Facebook, Twitter and related social media provide significant opportunities for companies to build their brand, communicate with customers and expand their reach. Employees have embraced social media as readily, or even more readily, than Internet Infrastructure companies. Like other means of communication, social media outlets may be abused by both employers and employees alike.
Do you need a social media policy?
In general, I have to be dragged kicking and screaming to draft a new corporate policy. I really hate them. My biased viewpoint is that policies often function as a convenient way for companies to avoid taking action to address hard behavioral issues. Rather, the company drafts a policy that prohibits a certain activity, then begins to take disciplinary action. From my perspective, education and discussion often engender a positive corporate culture that minimizes discipline and encourages everyone to row the same direction. It also avoids policy fatigue where employees are presented with a fat binder to read and acknowledge on day one, and multiple updates and additions to policies that are neither read nor properly understood.
I am, however, a realist. I realize that the state of U.S. law is such that employers are required to notify employees what is required of them, and what is, or is not, permitted at work. As a result, many companies have confidentiality policies. Here is where you can incorporate social media into your general employment policies. If you have a confidentiality policy, you should revise it to specifically cover social media and similar technology.
Potential employees and social media.
Now that we all Google each other, it doesn’t seem farfetched to begin to review a potential employee’s Facebook site prior to making the hiring decision. I question the wisdom of this. While putting yourself online has generally been held by U.S. courts to show a reduction in your expectation of privacy in the online material, social media is a bit different.
When individuals interact in a social situation, they often disclose things about themselves that employers are simply not allowed to factor into their employment decisions. So, for example, a person’s Facebook page may disclose their religion. Once an employer knows that information, the fact that the employer knew the potential employee’s religion can be used in an employment discrimination suit. And honestly, don’t even think of “friending” a potential employee to learn things about them that the general public doesn’t have access to.
Employment investigations
A fact of life is that we all complain. Employees are no different. Courts have held, and Congress has legislated, that employers cannot generally prohibit employees from getting together. While this is generally applied to issues like labor organizing, it has also been applied to corporate policies that sought to restrict employees from getting together after work for a beer or otherwise socializing.
Social media is likely to be classified in the same category. As a result, employers are likely to find more and more employees venting about their employer on a social media site. Because these sites are searchable, companies are rightly concerned about protecting their brand, so that a new customer looking for the company doesn’t first learn that Bonnie in tech support had a bad day yesterday.
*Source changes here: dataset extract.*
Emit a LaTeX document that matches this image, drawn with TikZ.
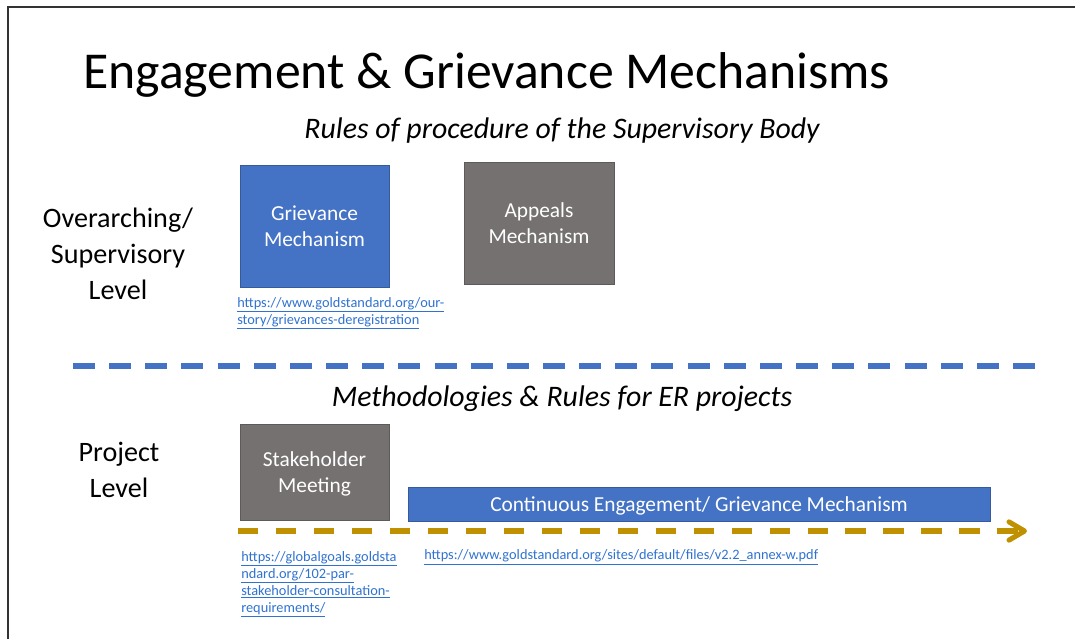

While employers can generally terminate employees for making defamatory statements about their employers, there is a fine line between defamation and simply complaining. A good confidentiality policy will prohibit employees from disclosing internal processes and disclosing non-public information about the company. An employer can take action based on unauthorized disclosures of this nature. However, terminating an employee for simply complaining about a bad day may cross the line.
Also important is how the employer learned of the employee’s actions. Employers must remember that the Stored Communications Act prohibits accessing electronic communications without authorization. I would say that monitoring an employee’s keystrokes or learning their MySpace password surreptitiously would violate the SCA. I also believe that “friending” an employee to gain access to secured information may also violate laws designed to curb activities like “pretexting.”
At base, I do think that acknowledging social media in your policies is a good idea. However this change should be coupled with a renewed effort to learn what aspects of your company may be bothering employees, and providing a topic for a Tweet you don’t want to read.
Edit 7/28/2009
A good description of twitter policies – good and bad – is here.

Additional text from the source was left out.